La délicieuse soupe joumou : un plat haïtien victorieux

Chroniques

Par Déborah St-Victor

Lorsque ses collègues demandent à Déborah quel est son plus beau souvenir d’enfance du jour de l’An avec sa grand-mère, elle ne cherche pas bien loin pour le sortir de sa mémoire… Elle répond : « Moi, mon plus beau jour de l’An, c’était quand j’avais dix ans. Dans un grand chaudron, la soupe joumou, que l’on surnomme aussi le potage au giraumon, mijotait et sentait délicieusement bon.  Elle était presque prête pour le repas en famille… Grand-mère Olie l’avait encore cuisinée et servie cette année-là. »

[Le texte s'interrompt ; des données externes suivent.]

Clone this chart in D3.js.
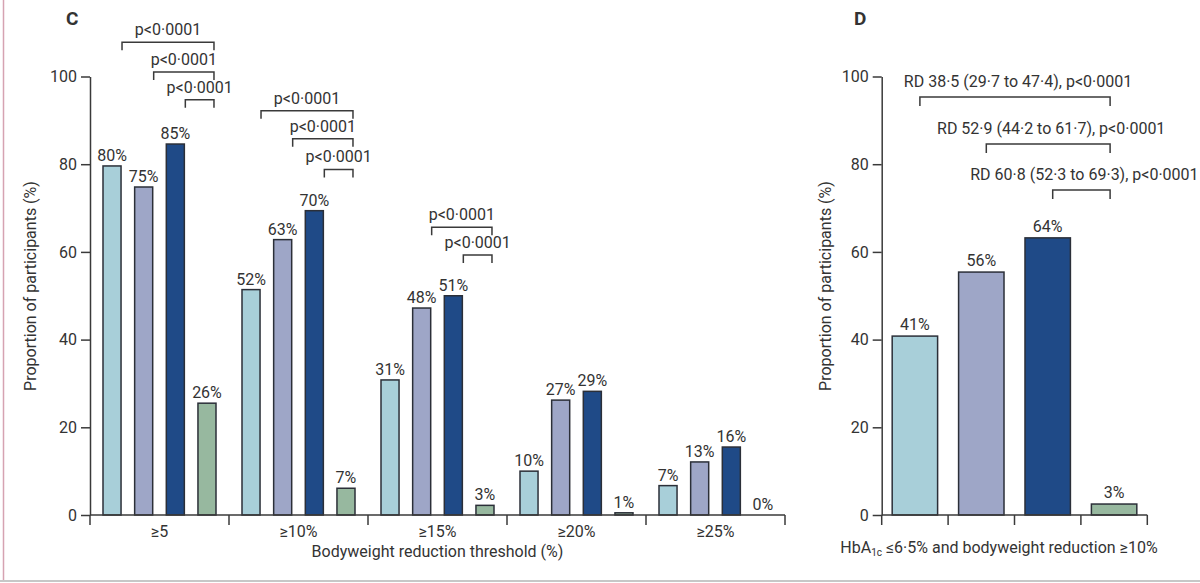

En voyant toute sa famille réunie autour de la table couverte d’une belle vaisselle, la petite Déborah se sentait tout heureuse et épanouie. La soupe fumait dans les assiettes. Tous riaient et la mangeaient avec le sourire aux lèvres. Une merveilleuse soupe vitaminée à la courge. Un repas copieux et appétissant. Les visages rayonnants de santé. Grand-mère Olie partait ensuite à la messe, laissant sur le feu la soupe pour les invités de l’après-midi et du soir.

Les ingrédients de la soupe joumou (source: Déborah St-Victor).

Déborah aimait surtout quand sa mamie racontait l’histoire de ce potage au potiron : « Écoutez-moi, disait-elle à ses petits-enfants, au temps de la colonisation française, la soupe joumou était uniquement servie aux maîtres fortunés. Nos ancêtres, les esclaves, n’avaient pas le droit d’en manger, et ce, malgré le fait qu’ils étaient les seuls à semer et cultiver ce précieux fruit. Mais le jour de l’Indépendance d’Haïti, le 1er janvier 1804, Claire-Heureuse, la femme de Jean-Jacques Dessalines, dirigeant de la révolution haïtienne, autorisa la consommation de cette soupe à tous, paysans comme esclaves afin de montrer au monde entier que nous, Haïtiens, étions maintenant un peuple libre ! C’est pour ça qu’aujourd’hui, cette tradition haïtienne importante est bien ancrée dans nos foyers. Et vous, lorsque vous serez de grandes personnes à votre tour, vous la préparerez et la servirez à vos enfants, vos amis, vos collègues comme le fait votre mamie tous les 1er janvier en mémoire de notre indépendance. »

Les légumes de la soupe joumou (source: Déborah St-Victor).

Tous, du plus petit au plus grand, l’écoutaient attentivement, oubliant leur soupe qui refroidissait. Ce moment unificateur restera à jamais le plus beau souvenir de Déborah.

Le 24 novembre dernier, Déborah a pu revisiter ce souvenir d’enfance dans le cadre du concours Les Chefs de la Fac animé par Hélène Laurendeau, une nutritionniste spécialiste des communications. Trois employés de la Faculté de médecine de l’Université de Montréal cuisinent une recette coup de cœur qui est un incontournable dans leur famille pendant le temps des Fêtes. 

Pendant que Déborah mange une assiettée de la soupe joumou qu’elle a préparée et servie à ses collègues, elle peut presque revoir le sourire de sa grand-mère Olie qui serait fière de savoir que ce plat victorieux, symbole de liberté, est désormais inscrit sur la Liste du patrimoine culturel immatériel de l’UNESCO.

La soupe joumou (source: Déborah St-Victor).

En effet, le 16 décembre dernier, le Comité intergouvernemental de sauvegarde du patrimoine culturel à Paris a pris cette décision historique.  C’est un moment marquant pour le peuple haïtien, fier de son patrimoine culturel et historique.